You can imagine people who try to position and push their way in to show how much power they have in the negotiation, and that's self-defeating. The objective alternatives that they have will determine their portion of the pie. If they try to fluff up their power too much and the other party actually buys it and sees themselves as less powerful, then what happens is the other party closes up, we share less information, we're less likely to create a big pie, and while I might get more of it, I'm going to get more of a much smaller pie.
So, the take-away for managers is that there's a great advantage to be gotten for both sides in creating an environment in which both parties feel powerful. And I don't mean that just on the sort of touchy-feely level. For example, when you're negotiating across departments within an organization, encourage the departments to make sure that they've looked at different ways to get this job done, that they're bringing in a full set of resources so that when they sit down at the table they feel empowered relative to really speaking their piece.
The nice thing about this is that assuming you do have good alternatives (make sure that you do before you go into a negotiation), you're not then giving away resources just to be equalizing the relative power. Instead, you're increasing the likelihood that you and your negotiation partner will create value in the negotiation.
Q: What are you working on now? Are you working on research based on this?
A: No, I'm not. This is Rebecca Wolf's dissertation—she really is the driving force behind this research. The research that I have started on is research on gender in negotiations, mostly with Hannah Riley Bowles at the Harvard University Kennedy School of Government.
There's a great advantage to be gotten for both sides in creating an environment in which both parties feel powerful.
One of the things that came out of the research with Rebecca, interestingly, was that when we first looked at the results we kept getting these weird findings. And what we found was that a man's perceived power is relatively fixed—their perceptions of what they have in the negotiation varies based on their alternatives, but is less likely to vary based on what they know about the other party. A woman's perceptions of power, however, vary based on her own alternatives as well as on what she knows about the other party's alternatives….
Q: Wow, it's interesting that it was so clear cut. Were you surprised at that?

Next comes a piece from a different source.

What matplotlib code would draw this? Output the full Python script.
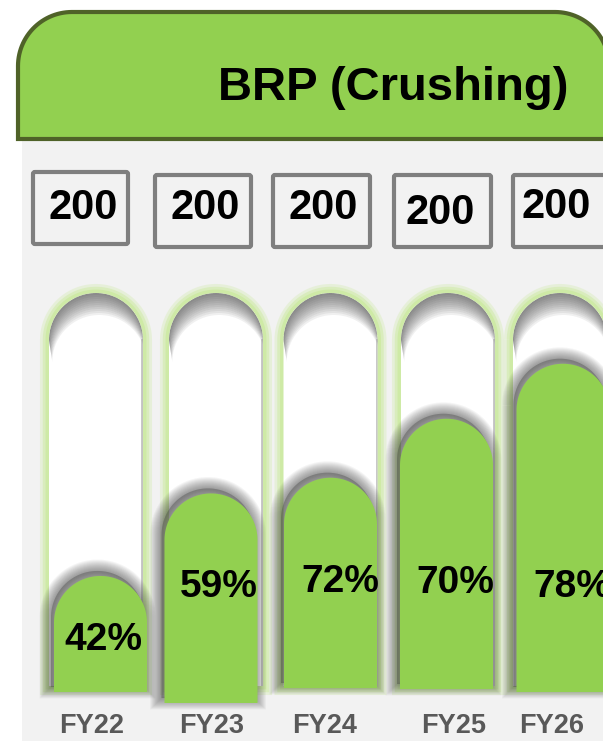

A: Yes, I mean, in some ways we were glad we found it because any time you have unexpected outcomes it's very hard to figure out why you're getting odd things in your results. Once we controlled for gender, the results were clean. I was surprised because we were very clear about the power manipulations. These people knew the other party had a really good alternative or a really bad alternative. And the men usually ignored it. Of course, that's not universal, but men tended to ignore the other party's alternatives, while the women tended to weight it highly in their perceptions of their relative power.